* **Stated problem**
Below are some records. Retype exactly the lines from the one containing "Convert this chart to matplotlib code." through the one containing "W, H = 480, 399", both included, skipping every picture.

....................

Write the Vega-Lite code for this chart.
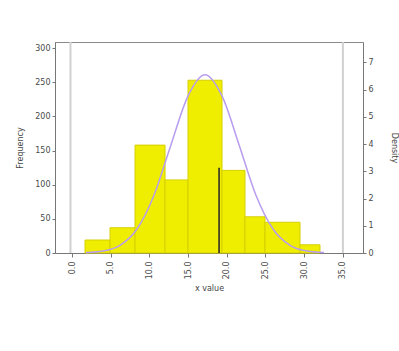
{
  "$schema": "https://vega.github.io/schema/vega-lite/v6.json",
  "width": 308,
  "height": 211,
  "autosize": {"type": "none"},
  "padding": {"left": 55, "top": 42, "right": 36, "bottom": 98},
  "background": "white",
  "config": {
    "view": {"stroke": "#8a8a8a", "strokeWidth": 1},
    "axis": {
      "labelFont": "DejaVu Sans", "labelFontSize": 8, "labelColor": "#4a4a4a",
      "titleFont": "DejaVu Sans", "titleFontSize": 8, "titleFontWeight": "normal", "titleColor": "#444444",
      "domainColor": "#777777", "tickColor": "#777777", "grid": false, "labelOverlap": false
    }
  },
  "datasets": {
    "bins": [
      {"start": 1.68, "end": 4.91, "count": 19},
      {"start": 4.91, "end": 8.14, "count": 37},
      {"start": 8.14, "end": 12.02, "count": 158},
      {"start": 12.02, "end": 14.99, "count": 107},
      {"start": 14.99, "end": 19.38, "count": 253},
      {"start": 19.38, "end": 22.35, "count": 121},
      {"start": 22.35, "end": 24.94, "count": 53},
      {"start": 24.94, "end": 29.46, "count": 45},
      {"start": 29.46, "end": 32.04, "count": 12}
    ],
    "curve": [
      {"x": 1.81, "density": 0.015},
      {"x": 4.0, "density": 0.07},
      {"x": 6.2, "density": 0.28},
      {"x": 8.4, "density": 0.88},
      {"x": 10.59, "density": 2.12},
      {"x": 12.79, "density": 3.98},
      {"x": 14.99, "density": 5.77},
      {"x": 17.18, "density": 6.55},
      {"x": 19.38, "density": 5.77},
      {"x": 21.58, "density": 3.98},
      {"x": 23.77, "density": 2.12},
      {"x": 25.97, "density": 0.88},
      {"x": 28.17, "density": 0.28},
      {"x": 30.36, "density": 0.07},
      {"x": 32.56, "density": 0.015}
    ],
    "limits": [
      {"x": -0.2},
      {"x": 35}
    ],
    "center": [
      {"x": 19.0, "y0": 0, "y1": 125}
    ]
  },
  "layer": [
    {
      "layer": [
        {
          "data": {"name": "bins"},
          "mark": {"type": "rect", "fill": "#f0ee00", "stroke": "#d6cf00", "strokeWidth": 1},
          "encoding": {
            "x": {
              "field": "start", "type": "quantitative",
              "scale": {"domain": [-2.2, 37.6], "nice": false, "zero": false},
              "axis": {"values": [0, 5, 10, 15, 20, 25, 30, 35], "format": ".1f", "labelAngle": -90, "labelPadding": 4, "title": "x value", "titlePadding": 6, "tickSize": 4}
            },
            "x2": {"field": "end"},
            "y": {
              "field": "count", "type": "quantitative",
              "scale": {"domain": [0, 309], "nice": false},
              "axis": {"orient": "left", "values": [0, 50, 100, 150, 200, 250, 300], "title": "Frequency", "titlePadding": 10, "tickSize": 3}
            },
            "y2": {"datum": 0}
          }
        },
        {
          "data": {"name": "limits"},
          "mark": {"type": "rule", "color": "#d0d0d0", "strokeWidth": 2},
          "encoding": {
            "x": {"field": "x", "type": "quantitative",
              "axis": {"values": [0, 5, 10, 15, 20, 25, 30, 35], "format": ".1f", "labelAngle": -90, "labelPadding": 4, "title": "x value", "titlePadding": 6, "tickSize": 4}}
          }
        },
        {
          "data": {"name": "center"},
          "mark": {"type": "rule", "color": "#222222", "strokeWidth": 1.5},
          "encoding": {
            "x": {"field": "x", "type": "quantitative",
              "axis": {"values": [0, 5, 10, 15, 20, 25, 30, 35], "format": ".1f", "labelAngle": -90, "labelPadding": 4, "title": "x value", "titlePadding": 6, "tickSize": 4}},
            "y": {"field": "y0", "type": "quantitative",
              "axis": {"orient": "left", "values": [0, 50, 100, 150, 200, 250, 300], "title": "Frequency", "titlePadding": 10, "tickSize": 3}},
            "y2": {"field": "y1"}
          }
        }
      ]
    },
    {
      "data": {"name": "curve"},
      "mark": {"type": "line", "color": "#b89cf0", "strokeWidth": 1.5, "interpolate": "monotone"},
      "encoding": {
        "x": {"field": "x", "type": "quantitative",
          "axis": {"values": [0, 5, 10, 15, 20, 25, 30, 35], "format": ".1f", "labelAngle": -90, "labelPadding": 4, "title": "x value", "titlePadding": 6, "tickSize": 4}},
        "y": {
          "field": "density", "type": "quantitative",
          "scale": {"domain": [0, 7.75], "nice": false},
          "axis": {"orient": "right", "values": [0, 1, 2, 3, 4, 5, 6, 7], "title": "Density", "titlePadding": 16, "tickSize": 3}
        }
      }
    }
  ],
  "resolve": {"scale": {"y": "independent"}}
}
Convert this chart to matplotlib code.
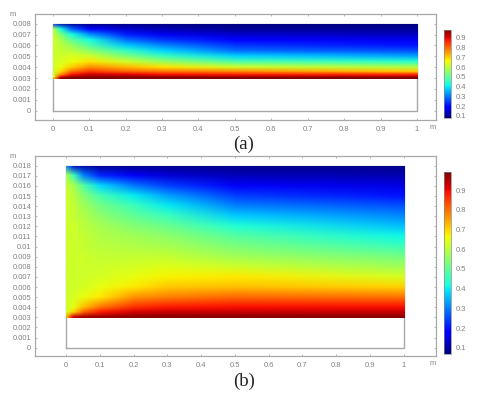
import numpy as np
import matplotlib
matplotlib.use("Agg")
import matplotlib.pyplot as plt
from matplotlib.image import NonUniformImage
from matplotlib.patches import Rectangle

W, H = 480, 399

# ---------- panel (a) data: columns = x, rows = y ----------
x_a = [0, 0.02, 0.05, 0.1, 0.2, 0.3, 0.5, 1.0]
y_a = [0.003, 0.0031, 0.0033, 0.0036, 0.004, 0.0045, 0.005, 0.0055, 0.006, 0.0065, 0.007, 0.0075, 0.008]
a_x000 = [.72, .65, .62, .62, .62, .62, .62, .62, .62, .62, .61, .59, .25]
a_x002 = [.96, .88, .76, .69, .65, .63, .62, .61, .60, .58, .53, .42, .12]
a_x005 = [.98, .95, .88, .79, .70, .65, .63, .60, .56, .50, .42, .28, .10]
a_x010 = [.98, .96, .92, .84, .76, .68, .62, .55, .48, .42, .32, .19, .08]
a_x020 = [.98, .96, .90, .80, .72, .62, .53, .45, .37, .29, .22, .14, .08]
a_x030 = [.98, .95, .88, .78, .68, .56, .46, .38, .31, .24, .17, .12, .08]
a_x050 = [.98, .94, .87, .76, .62, .48, .38, .29, .24, .19, .14, .10, .08]
a_x100 = [.98, .94, .86, .70, .58, .44, .34, .26, .21, .17, .13, .10, .08]
field_a = [a_x000, a_x002, a_x005, a_x010, a_x020, a_x030, a_x050, a_x100]

# ---------- panel (b) data ----------
x_b = [0, 0.02, 0.05, 0.1, 0.2, 0.3, 0.5, 1.0]
y_b = [.003, .0035, .004, .005, .006, .007, .008, .009, .01, .011, .012, .013, .014, .015, .016, .017, .018]
b_x000 = [.74, .63, .62, .62, .62, .62, .62, .62, .62, .62, .62, .62, .62, .62, .61, .58, .30]
b_x002 = [.92, .70, .65, .63, .62, .62, .62, .62, .62, .62, .62, .61, .61, .60, .58, .46, .14]
b_x005 = [.96, .81, .72, .65, .63, .62, .62, .62, .61, .61, .60, .59, .57, .54, .48, .30, .10]
b_x010 = [.97, .88, .79, .68, .65, .63, .62, .61, .60, .59, .58, .55, .52, .47, .38, .22, .08]
b_x020 = [.98, .92, .86, .76, .68, .65, .63, .61, .59, .57, .54, .50, .46, .40, .29, .17, .08]
b_x030 = [.98, .93, .88, .78, .71, .67, .64, .61, .58, .55, .51, .46, .40, .33, .24, .14, .08]
b_x050 = [.98, .93, .89, .80, .72, .68, .62, .57, .53, .49, .43, .37, .30, .24, .17, .12, .08]
b_x100 = [.98, .93, .89, .79, .70, .63, .57, .52, .46, .41, .36, .31, .26, .20, .15, .11, .08]
field_b = [b_x000, b_x002, b_x005, b_x010, b_x020, b_x030, b_x050, b_x100]

# ---------- tick labels ----------
xticks = [0, .1, .2, .3, .4, .5, .6, .7, .8, .9, 1]
xlabels = ['0', '0.1', '0.2', '0.3', '0.4', '0.5', '0.6', '0.7', '0.8', '0.9', '1']
yticks_a = [i / 1000 for i in range(0, 9)]
ylabels_a = ['0', '0.001', '0.002', '0.003', '0.004', '0.005', '0.006', '0.007', '0.008']
yticks_b = [i / 1000 for i in range(0, 19)]
ylabels_b = ['0', '0.001', '0.002', '0.003', '0.004', '0.005', '0.006', '0.007', '0.008', '0.009',
             '0.01', '0.011', '0.012', '0.013', '0.014', '0.015', '0.016', '0.017', '0.018']
cticks = [.1, .2, .3, .4, .5, .6, .7, .8, .9]
clabels = ['0.1', '0.2', '0.3', '0.4', '0.5', '0.6', '0.7', '0.8', '0.9']

TXT = '#808080'
EDGE = '#a8a8a8'
FS = 5.4
plt.rcParams['font.family'] = ['Liberation Sans', 'DejaVu Sans']

fig = plt.figure(figsize=(W / 100, H / 100), dpi=100, facecolor='white')


def box(l, t, r, b):
    return [l / W, 1 - b / H, (r - l) / W, (b - t) / H]


def panel(rect, xlim, ylim, xs, ys, field, yticks, ylabels, ytop, crect, crange, caption, capy):
    ax = fig.add_axes(box(*rect))
    z = np.array(field).T
    im = NonUniformImage(ax, interpolation='bilinear', cmap='jet',
                         extent=(xs[0], xs[-1], ys[0], ys[-1]), zorder=3)
    im.set_data(xs, ys, z)
    im.set_clim(*crange)
    ax.add_image(im)
    im.set_clip_path(Rectangle((xs[0], ys[0]), xs[-1] - xs[0], ys[-1] - ys[0], transform=ax.transData))
    ax.plot([0, 1, 1, 0, 0], [0, 0, ytop, ytop, 0], color=EDGE, lw=1.0, zorder=2, solid_joinstyle='miter')
    ax.set_xlim(*xlim)
    ax.set_ylim(*ylim)
    ax.set_xticks(xticks, xlabels)
    ax.set_yticks(yticks, ylabels)
    ax.tick_params(direction='in', length=1.5, width=0.6, color=EDGE, labelcolor=TXT, labelsize=FS,
                   top=True, right=True, pad=2.5)
    ax.tick_params(axis='x', pad=4)
    for s in ax.spines.values():
        s.set_color(EDGE)
        s.set_linewidth(0.9)
    fig.text(436 / W, 1 - (rect[3] + 7.5) / H, 'm', color=TXT, fontsize=FS, ha='right', va='center')
    fig.text(16 / W, 1 - (rect[1] + 1) / H, 'm', color=TXT, fontsize=FS, ha='right', va='center')
    cax = fig.add_axes(box(*crect))
    cb = fig.colorbar(im, cax=cax, ticks=cticks)
    cb.ax.set_yticklabels(clabels)
    cb.ax.tick_params(length=0, labelcolor=TXT, labelsize=FS, pad=3)
    cb.outline.set_edgecolor('#888888')
    cb.outline.set_linewidth(0.5)
    fig.text(244 / W, 1 - capy / H, caption, family='Liberation Serif', fontsize=13.5, color='#222222',
             ha='center', va='center')


panel((34.7, 13.7, 435.7, 120), (-0.0494, 1.0513), (-0.000855, 0.00892), x_a, y_a, field_a,
      yticks_a, ylabels_a, 0.008, (444.3, 30, 451.3, 117.7), (0.08, 0.98), '(a)', 144)
panel((34.7, 156, 435.7, 356), (-0.0927, 1.0948), (-0.00082, 0.01896), x_b, y_b, field_b,
      yticks_b, ylabels_b, 0.018, (444.3, 172.3, 451.3, 353.7), (0.07, 0.99), '(b)', 381.5)

fig.savefig('out.png', dpi=100, facecolor='white')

....................

* **Exercise result**
Convert this chart to matplotlib code.
import numpy as np
import matplotlib
matplotlib.use("Agg")
import matplotlib.pyplot as plt
from matplotlib.image import NonUniformImage
from matplotlib.patches import Rectangle

W, H = 480, 399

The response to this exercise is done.